Figure scripts:
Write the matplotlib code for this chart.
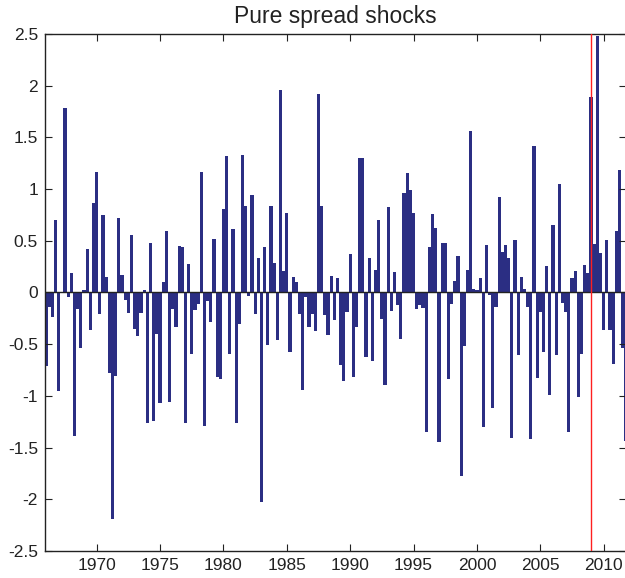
import numpy as np
import matplotlib
matplotlib.use("Agg")
import matplotlib.pyplot as plt
from matplotlib.ticker import FormatStrFormatter

plt.rcParams['font.family'] = ['Liberation Sans', 'DejaVu Sans']
plt.rcParams['axes.unicode_minus'] = False

# quarterly shocks, 1966Q1 onwards
shocks_66_73 = [-0.71, -0.14, -0.24, 0.70, -0.95, 0.00, 1.78, -0.04, 0.19, -1.39,
                -0.16, -0.54, 0.02, 0.42, -0.36, 0.87, 1.17, -0.21, 0.75, 0.15,
                -0.78, -2.19, -0.81, 0.72, 0.17, -0.07, -0.20, 0.56, -0.35, -0.42]
shocks_73_81 = [-0.20, 0.02, -1.26, 0.48, -1.24, -0.40, -1.07, 0.10, 0.59, -1.06,
                -0.16, -0.33, 0.45, 0.44, -1.26, 0.28, -0.59, -0.17, -0.11, 1.17,
                -1.29, -0.08, -0.29, 0.52, -0.82, -0.84, 0.81, 1.32, -0.59, 0.61]
shocks_81_88 = [-1.26, -0.30, 1.33, 0.84, -0.03, 0.94, -0.21, 0.33, -2.03, 0.44,
                -0.51, 0.84, 0.29, -0.46, 1.96, 0.21, 0.77, -0.58, 0.15, 0.10,
                -0.21, -0.94, -0.04, -0.33, -0.21, -0.37, 1.92, 0.84, -0.22, -0.41]
shocks_88_96 = [0.16, -0.27, 0.14, -0.70, -0.86, -0.19, 0.37, -0.82, -0.33, 1.30,
                1.30, -0.62, 0.33, -0.66, 0.22, 0.70, -0.26, -0.89, 0.83, -0.18,
                0.20, -0.12, -0.45, 0.96, 1.16, 0.99, 0.77, -0.16, -0.12, -0.15]
shocks_96_03 = [-1.35, 0.44, 0.76, 0.62, -1.45, 0.48, 0.48, -0.84, -0.11, 0.11,
                0.35, -1.77, -0.52, 0.22, 1.56, 0.03, 0.02, 0.14, -1.30, 0.46,
                -0.02, -1.12, -0.14, 0.92, 0.39, 0.46, 0.33, -1.41, 0.51, -0.60]
shocks_03_11 = [0.15, 0.03, -0.14, -1.42, 1.42, -0.83, -0.19, -0.58, 0.26, -0.99,
                0.65, -0.60, 1.05, -0.10, -0.19, -1.35, 0.14, 0.21, -1.01, -0.59,
                0.27, 0.19, 1.89, 0.47, 2.48, 0.38, -0.36, 0.51, -0.36, -0.69,
                0.59, 1.18, -0.54, -1.44]

shocks = (shocks_66_73 + shocks_73_81 + shocks_81_88 + shocks_88_96
          + shocks_96_03 + shocks_03_11)
start_year = 1966.0
crisis_date = 2009.0

dates = start_year + 0.25 * np.arange(len(shocks))

fig = plt.figure(figsize=(6.25, 5.78), dpi=100)
ax = fig.add_axes([0.072, 0.0467, 0.930, 0.8945])

ax.bar(dates, shocks, width=0.25, color='#2b2e83', linewidth=0)
ax.axhline(0, color='#222222', lw=1.0, zorder=3)
ax.axvline(crisis_date, color='#ff2020', lw=1.0, zorder=4)

ax.set_xlim(1965.92, 2011.78)
ax.set_ylim(-2.5, 2.5)
ax.set_xticks(np.arange(1970, 2011, 5))
ax.set_yticks(np.arange(-2.5, 2.51, 0.5))
ax.yaxis.set_major_formatter(FormatStrFormatter('%g'))

ax.tick_params(direction='in', length=5, width=0.8, top=True, right=True,
               labelsize=12.5, colors='#222222', pad=5)
for sp in ax.spines.values():
    sp.set_color('#222222')
    sp.set_linewidth(1.0)

ax.set_title('Pure spread shocks', fontsize=16.5, color='#222222', pad=8)

fig.savefig('out.png', dpi=100)
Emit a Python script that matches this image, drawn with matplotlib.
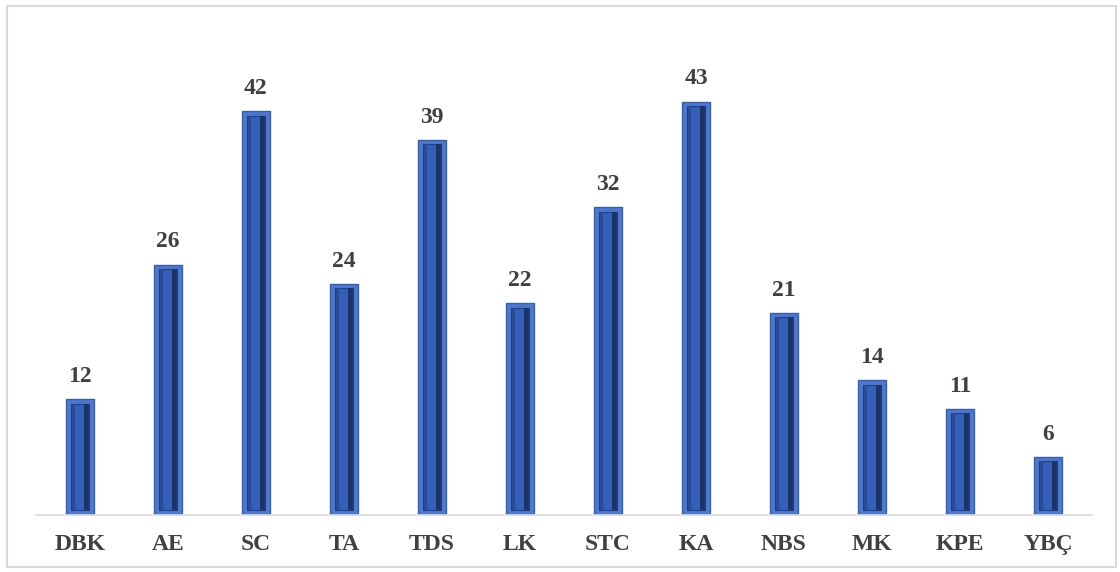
import numpy as np
import matplotlib.pyplot as plt
from matplotlib.patches import Rectangle

categories = ['DBK', 'AE', 'SC', 'TA', 'TDS', 'LK', 'STC', 'KA', 'NBS', 'MK', 'KPE', 'YBÇ']
counts = [12, 26, 42, 24, 39, 22, 32, 43, 21, 14, 11, 6]

plt.rcParams['font.family'] = ['Liberation Serif', 'DejaVu Serif']

fig = plt.figure(figsize=(11.2, 5.72), dpi=100)
ax = fig.add_axes([0.032, 0.1, 0.943, 0.84])

x = np.arange(len(categories))
counts_arr = np.array(counts, dtype=float)
bev = 0.45  # bevel depth in data units (vertical)

# outer bevel frame
ax.bar(x, counts_arr, width=0.32, color='#4A78D2', edgecolor='#3A5EA8', linewidth=1.0, zorder=2)
# inner face
ax.bar(x, counts_arr - 2 * bev, bottom=bev, width=0.21, color='#3660B8',
       edgecolor='#233F80', linewidth=0.8, zorder=3)
# dark shading on the right side of the face
ax.bar(x + 0.075, counts_arr - 2 * bev, bottom=bev, width=0.05, color='#1E3466',
       linewidth=0, zorder=4)
# light highlight on the left side of the face
ax.bar(x - 0.075, counts_arr - 2 * bev, bottom=bev, width=0.03, color='#2A4C94',
       linewidth=0, zorder=4)

for xi, c in zip(x, counts):
    ax.text(xi, c + 1.3, str(c), ha='center', va='bottom', fontsize=17,
            fontweight='bold', color='#404040')

ax.set_xlim(-0.5, len(categories) - 0.5)
ax.set_ylim(0, 50)
ax.set_xticks(x)
ax.set_xticklabels(categories, fontsize=17, fontweight='bold', color='#404040')
ax.tick_params(axis='x', length=0, pad=14)
ax.set_yticks([])
for side in ['top', 'right', 'left']:
    ax.spines[side].set_visible(False)
ax.spines['bottom'].set_color('#D9D9D9')
ax.spines['bottom'].set_linewidth(1.2)

# light frame around the whole chart
fig.patches.append(Rectangle((0.006, 0.008), 0.99, 0.982, transform=fig.transFigure,
                             fill=False, edgecolor='#D9D9D9', linewidth=1.5))

fig.savefig('out.png', dpi=100)
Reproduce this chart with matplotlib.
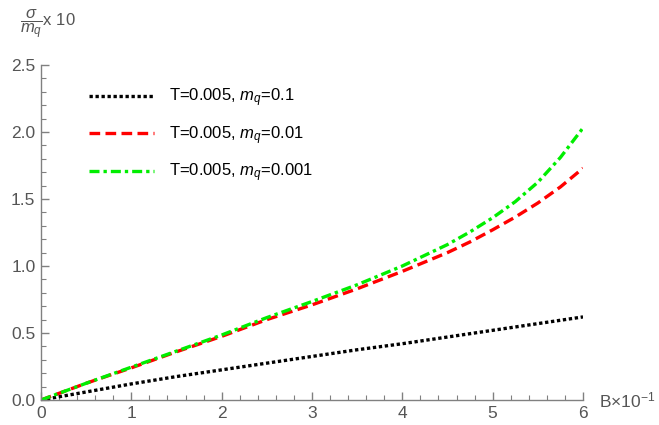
import matplotlib
matplotlib.use("Agg")
from matplotlib import pyplot as plt
from matplotlib.ticker import MultipleLocator

plt.rcParams['font.family'] = ['Liberation Sans', 'DejaVu Sans']
plt.rcParams['mathtext.fontset'] = 'custom'
plt.rcParams['mathtext.it'] = 'Liberation Sans:italic'
plt.rcParams['mathtext.rm'] = 'Liberation Sans'

# magnetic field B (in units of 10^-1)
B = [0, 0.5, 1, 1.5, 2, 2.5, 3, 3.5, 4, 4.5, 4.75, 5, 5.25, 5.5, 5.75, 6]

# sigma / m_q (x 10) for the three quark masses
sigma_mq_01 = [0, 0.06, 0.12, 0.175, 0.225, 0.275, 0.325, 0.375, 0.42, 0.47,
               0.495, 0.52, 0.545, 0.57, 0.595, 0.62]
sigma_mq_001 = [0, 0.125, 0.24, 0.36, 0.475, 0.60, 0.71, 0.83, 0.96, 1.10,
                1.18, 1.27, 1.365, 1.47, 1.59, 1.73]
sigma_mq_0001 = [0, 0.125, 0.245, 0.365, 0.485, 0.615, 0.735, 0.86, 1.0, 1.16,
                 1.255, 1.36, 1.48, 1.625, 1.81, 2.03]

labels = ["T=0.005, $m_q$=0.1", "T=0.005, $m_q$=0.01", "T=0.005, $m_q$=0.001"]

fig = plt.figure(figsize=(6.59, 4.25), dpi=100)
ax = fig.add_axes([41 / 659, 25 / 425, 542 / 659, 335 / 425])

ax.plot(B, sigma_mq_01, color='black', lw=2.4, dashes=(1.0, 0.8), label=labels[0])
ax.plot(B, sigma_mq_001, color='#ff0000', lw=2.4, dashes=(3.2, 1.6), label=labels[1])
ax.plot(B, sigma_mq_0001, color='#00ee00', lw=2.4, dashes=(3.0, 1.2, 1.0, 1.2), label=labels[2])

ax.set_xlim(0, 6)
ax.set_ylim(0, 2.5)

axis_gray = '#808080'
for side in ['top', 'right']:
    ax.spines[side].set_visible(False)
for side in ['left', 'bottom']:
    ax.spines[side].set_color(axis_gray)
    ax.spines[side].set_linewidth(1.0)

ax.xaxis.set_major_locator(MultipleLocator(1))
ax.xaxis.set_minor_locator(MultipleLocator(0.2))
ax.yaxis.set_major_locator(MultipleLocator(0.5))
ax.yaxis.set_minor_locator(MultipleLocator(0.1))
ax.set_yticks([0, 0.5, 1.0, 1.5, 2.0, 2.5])
ax.set_yticklabels(["0.0", "0.5", "1.0", "1.5", "2.0", "2.5"])
ax.tick_params(which='major', direction='in', length=6, width=1, color=axis_gray,
               labelsize=12.5, labelcolor='#555555', pad=4)
ax.tick_params(which='minor', direction='in', length=3.5, width=0.8, color=axis_gray)

ax.text(1.03, 0.0, "B×10$^{-1}$", transform=ax.transAxes, fontsize=12.5,
        color='#555555', ha='left', va='center')
fig.text(20 / 659, 1 - 24 / 425, r"$\dfrac{\sigma}{m_q}$x 10", fontsize=12,
         color='#555555', ha='left', va='center')

leg = ax.legend(loc='upper left', bbox_to_anchor=(0.06, 0.98), frameon=False,
                fontsize=12, handlelength=3.9, handletextpad=0.9, labelspacing=0.9)

fig.savefig("out.png", dpi=100)
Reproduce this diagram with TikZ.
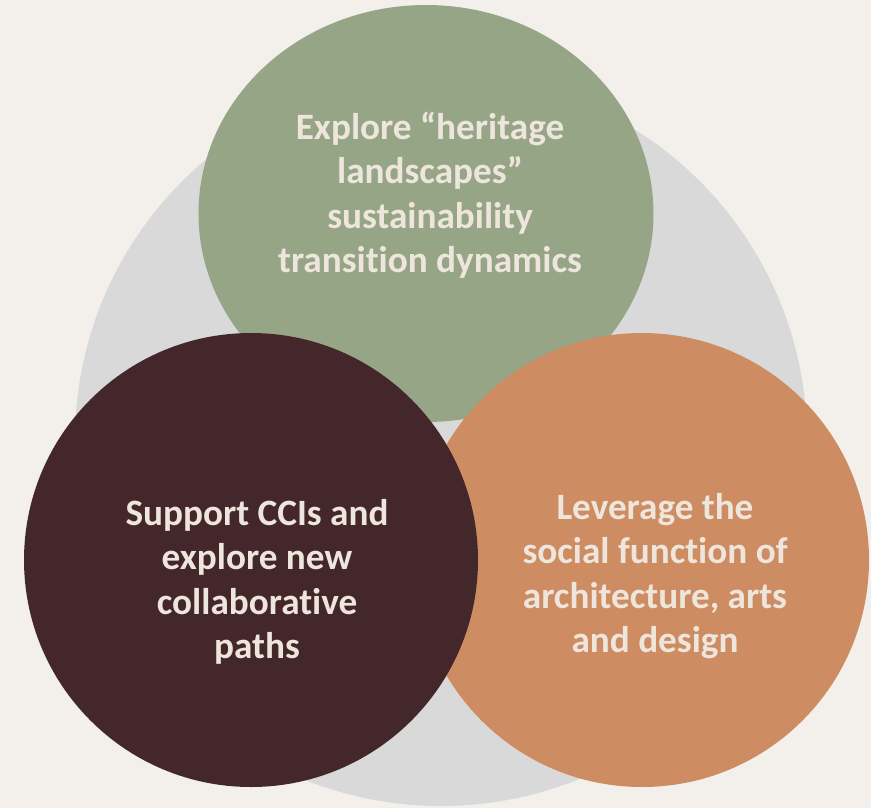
\documentclass[tikz,border=0pt]{standalone}
\usepackage{fontspec}
\setmainfont{Carlito}[Ligatures=NoCommon]
\usepackage{xcolor}
\usepackage{tikz}
\usetikzlibrary{positioning}
\definecolor{bgcream}{HTML}{F3F0EC}
\definecolor{ringgray}{HTML}{D9D9D9}
\definecolor{sage}{HTML}{97A587}
\definecolor{maroon}{HTML}{43272A}
\definecolor{clay}{HTML}{CE8C62}
\definecolor{paper}{HTML}{EEE6DC}
\tikzset{
  blurb/.style={text=paper, align=center, font=\bfseries\fontsize{27.9}{33.3}\selectfont, inner sep=0pt}
}

\begin{document}
\begin{tikzpicture}[x=0.75pt, y=-0.75pt]
          % background and the grey disc behind
          \fill[bgcream] (0,0) rectangle (871,808);
          \fill[ringgray] (441,440) circle[radius=366];
          % the three discs
          \fill[sage] (426,213.5) ellipse[x radius=227.5, y radius=208.5];
          \fill[clay] (642,560) circle[radius=227];
          \fill[maroon] (251,560) circle[radius=227];
          % texts
          \node[blurb] (heritage) at (430,195) {Explore “heritage\\landscapes”\\sustainability\\transition dynamics};
          \node[blurb] (ccis) at (257,582) {Support CCIs and\\explore new\\collaborative\\paths};
          \node[blurb] (social) at (655,576) {Leverage the\\social function of\\architecture, arts\\and design};
        \end{tikzpicture}
\end{document}
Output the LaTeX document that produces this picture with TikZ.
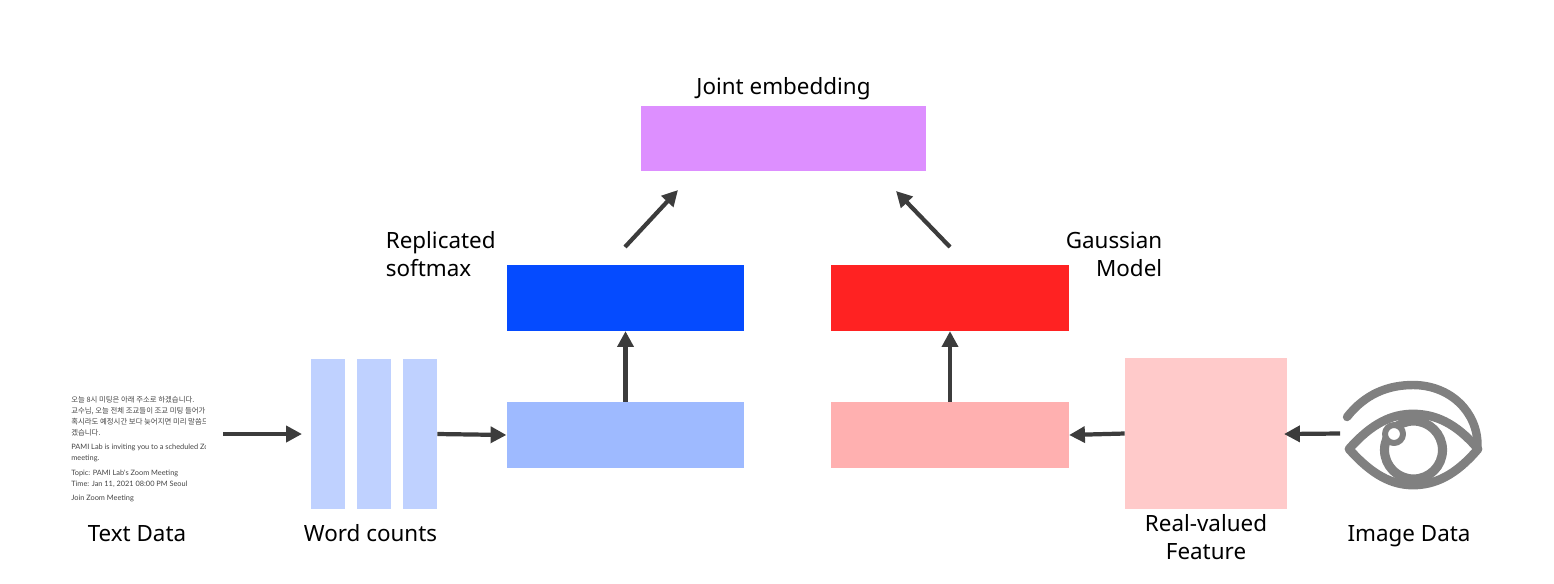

STATED TASK -> Repeat only the lines between the start of the data and the line with "plt.rcParams['axes.unicode_minus'] = False", including those two lines, and skip the pictures.

THE RESPONSE ->
Write the matplotlib code for this chart.
import numpy as np
import matplotlib
matplotlib.use("Agg")
import matplotlib.pyplot as plt
from matplotlib.ticker import FormatStrFormatter

plt.rcParams['font.family'] = ['Liberation Sans', 'DejaVu Sans']
plt.rcParams['axes.unicode_minus'] = False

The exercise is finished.